Reflection & Celebration
At CRHS our goal was to improve our school’s climate footprint. Teams of students spent time examining our systems and formulating plans for improvement. Here is an account of the success our teams had this school year.
The Waste Management Team students were able to determine that all of our trash, despite being bagged differently, ends up in our landfill. They captured evidence of the garbage truck depositing both bags into a single bin and crushing it all together. Later, they interviewed a representative at Eco 360 who confirmed without a doubt, what they had seen was standard practice for our school and that all waste goes to the landfill with zero recycling happening. The students working with Eco 360 then determined a path forward to enable some recycling to happen. They determined that if the school switches to a blue and clear bag system recycling can commence. The students invited the school principal to a presentation where they encouraged her to lead the school in this direction with future garbage bag supplies.

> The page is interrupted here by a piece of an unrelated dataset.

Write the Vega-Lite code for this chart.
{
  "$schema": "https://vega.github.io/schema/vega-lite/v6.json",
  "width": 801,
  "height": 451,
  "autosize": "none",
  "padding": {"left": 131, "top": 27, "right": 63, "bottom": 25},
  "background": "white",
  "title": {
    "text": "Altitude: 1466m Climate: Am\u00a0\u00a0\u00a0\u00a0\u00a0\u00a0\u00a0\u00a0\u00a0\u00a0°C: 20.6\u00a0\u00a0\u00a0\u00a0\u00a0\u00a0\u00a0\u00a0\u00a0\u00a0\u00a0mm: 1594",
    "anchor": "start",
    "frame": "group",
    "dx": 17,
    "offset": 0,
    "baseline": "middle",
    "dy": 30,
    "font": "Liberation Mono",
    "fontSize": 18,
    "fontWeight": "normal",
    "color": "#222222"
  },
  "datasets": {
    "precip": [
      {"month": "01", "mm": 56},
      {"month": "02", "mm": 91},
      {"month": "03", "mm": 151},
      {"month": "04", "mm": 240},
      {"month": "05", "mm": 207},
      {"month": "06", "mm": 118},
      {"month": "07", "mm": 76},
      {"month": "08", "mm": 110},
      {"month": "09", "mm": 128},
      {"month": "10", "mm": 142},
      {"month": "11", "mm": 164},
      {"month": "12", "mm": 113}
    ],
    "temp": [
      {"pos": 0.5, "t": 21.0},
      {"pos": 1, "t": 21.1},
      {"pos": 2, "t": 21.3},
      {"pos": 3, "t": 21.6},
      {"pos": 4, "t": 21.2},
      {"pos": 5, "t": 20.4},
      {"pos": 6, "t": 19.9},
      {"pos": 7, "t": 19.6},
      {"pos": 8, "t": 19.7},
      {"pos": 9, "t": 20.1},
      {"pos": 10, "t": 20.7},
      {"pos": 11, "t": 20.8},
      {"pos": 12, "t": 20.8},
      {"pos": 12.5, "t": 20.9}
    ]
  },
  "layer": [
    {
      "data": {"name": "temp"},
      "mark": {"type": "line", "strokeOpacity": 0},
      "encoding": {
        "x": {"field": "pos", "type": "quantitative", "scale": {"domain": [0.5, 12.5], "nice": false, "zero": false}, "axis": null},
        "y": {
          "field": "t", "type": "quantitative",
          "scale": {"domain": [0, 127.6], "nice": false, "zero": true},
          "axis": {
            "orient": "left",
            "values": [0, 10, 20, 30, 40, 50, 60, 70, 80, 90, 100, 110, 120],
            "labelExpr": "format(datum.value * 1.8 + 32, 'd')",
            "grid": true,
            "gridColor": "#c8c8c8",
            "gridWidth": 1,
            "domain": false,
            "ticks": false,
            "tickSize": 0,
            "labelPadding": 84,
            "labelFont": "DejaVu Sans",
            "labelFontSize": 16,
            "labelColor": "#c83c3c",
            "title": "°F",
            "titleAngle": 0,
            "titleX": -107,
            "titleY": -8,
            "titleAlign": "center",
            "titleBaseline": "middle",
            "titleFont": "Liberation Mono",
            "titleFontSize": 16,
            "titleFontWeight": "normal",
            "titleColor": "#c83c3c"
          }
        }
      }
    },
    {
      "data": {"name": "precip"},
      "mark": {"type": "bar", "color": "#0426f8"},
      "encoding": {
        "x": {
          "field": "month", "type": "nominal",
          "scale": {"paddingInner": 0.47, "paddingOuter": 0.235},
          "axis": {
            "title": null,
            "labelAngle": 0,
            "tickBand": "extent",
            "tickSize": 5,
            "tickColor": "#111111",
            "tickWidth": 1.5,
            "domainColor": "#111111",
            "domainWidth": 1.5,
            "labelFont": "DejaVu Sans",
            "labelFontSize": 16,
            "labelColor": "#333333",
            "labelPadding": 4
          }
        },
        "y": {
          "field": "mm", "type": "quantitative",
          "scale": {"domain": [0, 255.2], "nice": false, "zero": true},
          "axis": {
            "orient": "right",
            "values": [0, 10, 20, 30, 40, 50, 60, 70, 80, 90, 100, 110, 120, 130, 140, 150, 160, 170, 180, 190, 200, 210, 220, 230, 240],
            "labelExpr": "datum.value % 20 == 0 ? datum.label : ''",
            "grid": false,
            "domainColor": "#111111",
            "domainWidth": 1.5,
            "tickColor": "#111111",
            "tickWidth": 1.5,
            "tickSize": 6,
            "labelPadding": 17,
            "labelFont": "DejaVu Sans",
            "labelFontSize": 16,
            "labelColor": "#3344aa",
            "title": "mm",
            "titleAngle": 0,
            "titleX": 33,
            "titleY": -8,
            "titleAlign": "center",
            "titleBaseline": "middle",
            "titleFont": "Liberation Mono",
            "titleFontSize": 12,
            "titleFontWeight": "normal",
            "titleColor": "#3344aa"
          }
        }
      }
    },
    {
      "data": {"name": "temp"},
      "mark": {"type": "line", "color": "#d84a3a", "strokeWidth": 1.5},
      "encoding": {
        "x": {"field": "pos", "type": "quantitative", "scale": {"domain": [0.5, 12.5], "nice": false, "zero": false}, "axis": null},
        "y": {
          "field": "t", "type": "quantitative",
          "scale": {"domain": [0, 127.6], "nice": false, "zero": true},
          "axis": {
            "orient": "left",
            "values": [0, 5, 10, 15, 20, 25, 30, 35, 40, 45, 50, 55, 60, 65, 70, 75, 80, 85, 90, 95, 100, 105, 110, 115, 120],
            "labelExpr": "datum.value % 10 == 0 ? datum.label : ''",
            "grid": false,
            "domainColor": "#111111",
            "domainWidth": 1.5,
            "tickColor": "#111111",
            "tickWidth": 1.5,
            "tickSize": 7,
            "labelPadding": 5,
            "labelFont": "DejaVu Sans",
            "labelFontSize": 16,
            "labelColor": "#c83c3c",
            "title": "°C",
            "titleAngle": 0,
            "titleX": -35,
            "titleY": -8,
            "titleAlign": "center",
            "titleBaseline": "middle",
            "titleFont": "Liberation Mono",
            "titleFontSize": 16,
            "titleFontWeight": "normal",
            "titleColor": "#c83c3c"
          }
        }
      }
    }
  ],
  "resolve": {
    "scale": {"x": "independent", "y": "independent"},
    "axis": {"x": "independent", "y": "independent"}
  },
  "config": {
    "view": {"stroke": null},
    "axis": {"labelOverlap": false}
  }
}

Also of note, the use of paper at CRHS is quite high and students placed signage above the staff photocopier to proactively reduce the number of copy jobs annually. The signs had simple slogans such as “Could this have been a digital assignment?” and “Did you use double sided printing?”

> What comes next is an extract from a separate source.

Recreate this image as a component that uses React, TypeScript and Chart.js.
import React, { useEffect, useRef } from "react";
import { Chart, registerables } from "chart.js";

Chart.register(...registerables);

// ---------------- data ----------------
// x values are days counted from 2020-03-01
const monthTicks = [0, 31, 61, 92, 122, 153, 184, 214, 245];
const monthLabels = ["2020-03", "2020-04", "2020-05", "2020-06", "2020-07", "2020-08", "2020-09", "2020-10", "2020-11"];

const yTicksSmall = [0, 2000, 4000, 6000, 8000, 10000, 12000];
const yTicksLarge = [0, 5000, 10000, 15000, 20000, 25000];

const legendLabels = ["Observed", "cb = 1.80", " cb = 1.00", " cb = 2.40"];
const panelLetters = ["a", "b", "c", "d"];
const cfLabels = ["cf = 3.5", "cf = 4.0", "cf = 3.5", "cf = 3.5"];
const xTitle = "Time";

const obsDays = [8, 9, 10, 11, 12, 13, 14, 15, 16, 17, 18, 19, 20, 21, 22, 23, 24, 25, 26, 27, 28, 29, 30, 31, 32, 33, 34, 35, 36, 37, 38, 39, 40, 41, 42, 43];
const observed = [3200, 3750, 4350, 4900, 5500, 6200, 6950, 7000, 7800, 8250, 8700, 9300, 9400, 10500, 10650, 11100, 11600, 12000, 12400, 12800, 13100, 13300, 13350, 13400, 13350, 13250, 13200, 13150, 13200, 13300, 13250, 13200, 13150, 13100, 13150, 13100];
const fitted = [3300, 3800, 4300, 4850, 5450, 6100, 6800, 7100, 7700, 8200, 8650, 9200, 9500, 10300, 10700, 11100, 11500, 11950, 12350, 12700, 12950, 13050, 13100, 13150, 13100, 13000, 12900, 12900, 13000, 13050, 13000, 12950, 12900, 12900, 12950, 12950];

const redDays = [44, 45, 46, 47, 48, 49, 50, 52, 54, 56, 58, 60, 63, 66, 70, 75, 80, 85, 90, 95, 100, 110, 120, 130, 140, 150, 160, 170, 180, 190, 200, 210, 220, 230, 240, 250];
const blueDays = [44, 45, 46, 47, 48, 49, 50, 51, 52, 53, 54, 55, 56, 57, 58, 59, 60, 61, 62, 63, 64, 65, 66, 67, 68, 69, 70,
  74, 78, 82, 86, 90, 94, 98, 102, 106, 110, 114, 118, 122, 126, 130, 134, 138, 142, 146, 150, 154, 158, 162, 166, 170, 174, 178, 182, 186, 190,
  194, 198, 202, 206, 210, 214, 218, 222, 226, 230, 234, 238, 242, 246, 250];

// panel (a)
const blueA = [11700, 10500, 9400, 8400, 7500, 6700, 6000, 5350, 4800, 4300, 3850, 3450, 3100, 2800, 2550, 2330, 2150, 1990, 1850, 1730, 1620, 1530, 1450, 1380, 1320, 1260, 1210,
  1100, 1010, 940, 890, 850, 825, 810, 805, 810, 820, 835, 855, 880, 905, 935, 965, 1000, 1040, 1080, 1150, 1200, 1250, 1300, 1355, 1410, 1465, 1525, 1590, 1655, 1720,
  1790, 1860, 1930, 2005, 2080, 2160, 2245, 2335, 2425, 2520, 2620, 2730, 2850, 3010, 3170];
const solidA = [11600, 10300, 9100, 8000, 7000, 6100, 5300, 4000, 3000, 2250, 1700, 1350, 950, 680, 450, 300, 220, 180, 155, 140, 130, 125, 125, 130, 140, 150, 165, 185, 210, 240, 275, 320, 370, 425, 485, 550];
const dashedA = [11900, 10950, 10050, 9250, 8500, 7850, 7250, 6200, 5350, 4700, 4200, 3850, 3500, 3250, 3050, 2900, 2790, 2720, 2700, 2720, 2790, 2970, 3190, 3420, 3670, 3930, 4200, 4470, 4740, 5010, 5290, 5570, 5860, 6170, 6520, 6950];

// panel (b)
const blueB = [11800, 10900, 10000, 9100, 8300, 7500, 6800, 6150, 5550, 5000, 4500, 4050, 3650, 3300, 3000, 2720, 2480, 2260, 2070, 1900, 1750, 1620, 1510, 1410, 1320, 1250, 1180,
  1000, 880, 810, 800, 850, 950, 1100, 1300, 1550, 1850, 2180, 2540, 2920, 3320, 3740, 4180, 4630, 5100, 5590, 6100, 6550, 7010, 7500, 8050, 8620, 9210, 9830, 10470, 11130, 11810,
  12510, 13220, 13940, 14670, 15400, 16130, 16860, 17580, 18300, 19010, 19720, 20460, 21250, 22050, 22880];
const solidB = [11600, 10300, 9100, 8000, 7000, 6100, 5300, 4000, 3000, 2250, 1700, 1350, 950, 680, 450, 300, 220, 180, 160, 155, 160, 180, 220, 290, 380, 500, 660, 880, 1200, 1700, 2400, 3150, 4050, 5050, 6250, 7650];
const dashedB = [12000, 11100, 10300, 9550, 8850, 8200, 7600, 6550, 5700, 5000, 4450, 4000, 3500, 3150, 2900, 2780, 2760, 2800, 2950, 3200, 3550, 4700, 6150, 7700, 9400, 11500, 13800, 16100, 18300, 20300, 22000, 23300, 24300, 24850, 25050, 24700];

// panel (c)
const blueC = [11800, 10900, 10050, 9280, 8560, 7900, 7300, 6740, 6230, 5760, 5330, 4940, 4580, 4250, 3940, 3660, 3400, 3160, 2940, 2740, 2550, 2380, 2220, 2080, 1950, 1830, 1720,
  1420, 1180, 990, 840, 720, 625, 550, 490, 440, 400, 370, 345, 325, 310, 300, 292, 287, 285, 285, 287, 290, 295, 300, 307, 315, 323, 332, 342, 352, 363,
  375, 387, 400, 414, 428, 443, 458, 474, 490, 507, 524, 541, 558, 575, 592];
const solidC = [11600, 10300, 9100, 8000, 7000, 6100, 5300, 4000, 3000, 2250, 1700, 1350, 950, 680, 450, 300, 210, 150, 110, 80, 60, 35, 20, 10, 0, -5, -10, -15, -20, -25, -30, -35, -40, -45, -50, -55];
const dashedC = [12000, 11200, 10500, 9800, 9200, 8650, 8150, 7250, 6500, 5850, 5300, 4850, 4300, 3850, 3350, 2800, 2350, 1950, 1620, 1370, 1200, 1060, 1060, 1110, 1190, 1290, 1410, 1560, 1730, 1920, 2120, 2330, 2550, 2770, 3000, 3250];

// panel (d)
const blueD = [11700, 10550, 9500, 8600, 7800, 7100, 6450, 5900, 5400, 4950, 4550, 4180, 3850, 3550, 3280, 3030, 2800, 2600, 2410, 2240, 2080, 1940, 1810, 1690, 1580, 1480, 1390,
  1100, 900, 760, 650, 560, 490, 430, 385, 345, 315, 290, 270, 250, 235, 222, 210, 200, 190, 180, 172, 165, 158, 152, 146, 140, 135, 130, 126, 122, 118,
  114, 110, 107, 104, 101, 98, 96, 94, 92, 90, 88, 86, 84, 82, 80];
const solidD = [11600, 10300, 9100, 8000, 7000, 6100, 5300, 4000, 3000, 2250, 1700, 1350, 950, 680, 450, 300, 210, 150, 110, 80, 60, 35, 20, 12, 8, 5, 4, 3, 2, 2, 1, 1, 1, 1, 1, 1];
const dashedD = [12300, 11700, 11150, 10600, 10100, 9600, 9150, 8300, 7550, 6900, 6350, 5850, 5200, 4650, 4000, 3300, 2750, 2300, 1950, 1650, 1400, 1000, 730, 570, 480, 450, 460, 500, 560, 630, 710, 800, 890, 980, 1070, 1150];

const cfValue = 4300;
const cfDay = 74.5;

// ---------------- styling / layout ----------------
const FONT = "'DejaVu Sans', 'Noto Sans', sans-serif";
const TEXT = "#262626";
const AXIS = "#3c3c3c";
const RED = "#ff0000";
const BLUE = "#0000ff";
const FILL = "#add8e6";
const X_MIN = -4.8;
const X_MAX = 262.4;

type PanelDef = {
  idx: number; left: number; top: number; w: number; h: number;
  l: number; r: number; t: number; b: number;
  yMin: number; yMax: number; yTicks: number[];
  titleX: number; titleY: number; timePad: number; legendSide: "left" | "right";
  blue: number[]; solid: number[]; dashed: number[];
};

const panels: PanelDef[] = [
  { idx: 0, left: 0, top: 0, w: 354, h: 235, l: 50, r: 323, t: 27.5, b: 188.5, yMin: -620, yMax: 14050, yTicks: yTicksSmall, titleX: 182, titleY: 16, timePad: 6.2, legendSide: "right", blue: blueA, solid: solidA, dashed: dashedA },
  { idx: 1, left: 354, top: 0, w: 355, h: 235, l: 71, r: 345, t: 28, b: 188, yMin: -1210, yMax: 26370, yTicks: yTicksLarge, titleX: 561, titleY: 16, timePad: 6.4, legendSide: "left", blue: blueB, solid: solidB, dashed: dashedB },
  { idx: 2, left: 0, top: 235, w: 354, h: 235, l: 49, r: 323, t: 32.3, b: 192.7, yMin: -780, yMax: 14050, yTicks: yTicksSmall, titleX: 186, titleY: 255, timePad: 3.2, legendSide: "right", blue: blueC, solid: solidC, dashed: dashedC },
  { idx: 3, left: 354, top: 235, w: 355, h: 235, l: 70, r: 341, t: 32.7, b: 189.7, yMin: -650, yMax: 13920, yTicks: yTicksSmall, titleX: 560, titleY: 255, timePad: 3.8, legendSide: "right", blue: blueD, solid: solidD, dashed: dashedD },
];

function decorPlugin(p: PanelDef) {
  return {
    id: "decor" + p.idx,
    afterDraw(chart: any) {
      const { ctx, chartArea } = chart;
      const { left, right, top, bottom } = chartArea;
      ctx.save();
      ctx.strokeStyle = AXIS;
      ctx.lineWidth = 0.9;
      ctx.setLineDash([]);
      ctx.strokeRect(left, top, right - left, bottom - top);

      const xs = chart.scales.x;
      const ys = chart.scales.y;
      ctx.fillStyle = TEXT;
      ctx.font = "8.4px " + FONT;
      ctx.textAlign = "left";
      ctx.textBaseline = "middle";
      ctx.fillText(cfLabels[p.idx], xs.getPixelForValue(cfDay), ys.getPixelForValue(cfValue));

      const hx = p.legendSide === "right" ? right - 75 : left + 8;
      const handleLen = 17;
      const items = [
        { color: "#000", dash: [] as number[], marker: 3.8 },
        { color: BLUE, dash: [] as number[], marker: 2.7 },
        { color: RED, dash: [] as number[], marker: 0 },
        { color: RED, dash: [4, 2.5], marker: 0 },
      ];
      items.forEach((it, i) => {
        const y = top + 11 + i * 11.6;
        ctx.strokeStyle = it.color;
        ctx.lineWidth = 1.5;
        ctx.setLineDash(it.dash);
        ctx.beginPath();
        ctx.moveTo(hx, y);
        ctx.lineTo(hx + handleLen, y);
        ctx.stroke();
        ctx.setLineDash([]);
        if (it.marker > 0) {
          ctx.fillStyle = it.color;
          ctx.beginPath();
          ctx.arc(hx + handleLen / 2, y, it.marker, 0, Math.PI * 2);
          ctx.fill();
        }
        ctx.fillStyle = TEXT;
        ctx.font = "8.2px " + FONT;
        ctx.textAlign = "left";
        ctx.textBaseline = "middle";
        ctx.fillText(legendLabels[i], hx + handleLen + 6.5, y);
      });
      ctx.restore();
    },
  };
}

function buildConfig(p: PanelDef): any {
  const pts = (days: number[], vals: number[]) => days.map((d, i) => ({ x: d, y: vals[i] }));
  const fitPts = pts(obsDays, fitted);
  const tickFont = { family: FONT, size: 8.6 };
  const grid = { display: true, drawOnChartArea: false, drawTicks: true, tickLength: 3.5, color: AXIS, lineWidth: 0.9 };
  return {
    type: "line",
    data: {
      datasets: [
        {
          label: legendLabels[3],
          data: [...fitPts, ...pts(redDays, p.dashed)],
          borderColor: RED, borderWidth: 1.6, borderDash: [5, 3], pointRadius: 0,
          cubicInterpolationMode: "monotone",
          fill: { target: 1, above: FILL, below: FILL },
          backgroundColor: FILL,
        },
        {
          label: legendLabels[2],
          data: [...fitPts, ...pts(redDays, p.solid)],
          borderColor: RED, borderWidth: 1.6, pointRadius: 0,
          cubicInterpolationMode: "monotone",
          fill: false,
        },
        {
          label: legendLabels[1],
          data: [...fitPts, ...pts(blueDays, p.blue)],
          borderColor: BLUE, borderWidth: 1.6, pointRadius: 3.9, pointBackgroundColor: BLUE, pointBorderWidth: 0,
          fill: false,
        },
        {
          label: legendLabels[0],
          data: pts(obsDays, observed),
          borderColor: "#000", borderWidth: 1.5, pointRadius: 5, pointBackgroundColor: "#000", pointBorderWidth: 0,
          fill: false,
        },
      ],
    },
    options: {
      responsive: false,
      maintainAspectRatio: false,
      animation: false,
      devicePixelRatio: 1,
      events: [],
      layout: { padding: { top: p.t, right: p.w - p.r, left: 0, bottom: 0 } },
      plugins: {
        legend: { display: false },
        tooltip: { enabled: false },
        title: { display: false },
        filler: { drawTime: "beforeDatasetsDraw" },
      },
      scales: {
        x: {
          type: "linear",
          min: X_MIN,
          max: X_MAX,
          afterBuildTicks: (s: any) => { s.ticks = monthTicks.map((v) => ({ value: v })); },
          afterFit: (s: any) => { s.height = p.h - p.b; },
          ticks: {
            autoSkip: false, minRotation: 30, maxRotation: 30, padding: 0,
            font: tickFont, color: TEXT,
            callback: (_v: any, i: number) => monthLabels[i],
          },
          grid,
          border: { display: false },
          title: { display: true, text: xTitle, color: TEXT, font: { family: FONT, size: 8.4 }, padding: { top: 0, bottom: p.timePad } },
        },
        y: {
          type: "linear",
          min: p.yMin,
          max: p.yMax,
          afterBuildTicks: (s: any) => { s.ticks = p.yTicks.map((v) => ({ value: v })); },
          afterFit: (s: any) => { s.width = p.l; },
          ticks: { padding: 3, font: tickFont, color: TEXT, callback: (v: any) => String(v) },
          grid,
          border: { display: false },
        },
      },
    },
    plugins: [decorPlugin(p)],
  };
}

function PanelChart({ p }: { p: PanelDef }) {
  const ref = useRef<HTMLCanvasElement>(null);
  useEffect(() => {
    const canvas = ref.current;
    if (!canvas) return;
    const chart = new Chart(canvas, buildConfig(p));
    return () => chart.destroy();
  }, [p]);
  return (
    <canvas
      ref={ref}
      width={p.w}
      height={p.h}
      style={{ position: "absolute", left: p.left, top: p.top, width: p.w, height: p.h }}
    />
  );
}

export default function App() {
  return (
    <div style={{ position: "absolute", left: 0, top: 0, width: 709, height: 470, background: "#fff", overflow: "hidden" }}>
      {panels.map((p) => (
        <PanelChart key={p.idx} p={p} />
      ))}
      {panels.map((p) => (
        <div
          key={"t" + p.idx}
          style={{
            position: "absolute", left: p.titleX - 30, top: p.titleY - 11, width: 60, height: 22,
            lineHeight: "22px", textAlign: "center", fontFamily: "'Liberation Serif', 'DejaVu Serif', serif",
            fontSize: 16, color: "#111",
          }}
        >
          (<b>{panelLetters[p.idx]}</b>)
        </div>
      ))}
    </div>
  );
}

The Water Management Team determined that using the traditional water taps instead of timed taps uses one liter of water more per handwashing. They then did simple calculations to determine that over the course of the year, the wasted fresh water could fill a swimming pool. They reached out to the school district and found that the timed taps cost $250 per sink to install. They also encouraged district to use these timed taps, or motion activated taps on all future upgrades. Toilet were already at their water saving capacity. Living next to a mighty river gave the students extra pride in their mission to reduce fresh-water waste in our school. This was a strong start.
The Heat Management Team determined that the building has a variety of temperature zones. Classrooms were on the hotter than acceptable side and students encouraged the custodial staff to try and reduce the heat in classrooms during the winter months. It seems most teachers would just open windows and let the heat out if it got too hot in the classrooms. They also spoke to the student council about hosting “sweater days” at school where the heat would be lowered on purpose those days. They encouraged admin staff to push for the pellet heating source to finally take over for burning oil too.
Finally, the Power Management Team requested an update to the school’s computer systems this summer that would essentially shut the computers down at 4pm daily and only turn on when students use was needed. This is not only a significant way to save money but also a huge contribution to lowering the school’s climate footprint. Computers that would run 24/7 before may now find themselves only on for 4-5 hours per day or per week in some cases. Now power is being consumed ONLY when there is a student need for the computer. All the school’s lights have been upgraded to power saving versions so the digital technology seemed to be the last area to explore for power savings.
In the end massive recommendations were made to all levels of the school district based on real science using real science tools. Presentations focused on what was studied, found, and possible fixes with supporting costs. This was real science with real purpose. We took an opportunity as lead educators at the final presentations to meet with the students and discuss if we were to offer a similar opportunity next year what the focus should be on and why? They unanimously supported more action and impact. They said it was great to identify problems and suggest solutions but it was left to others to complete.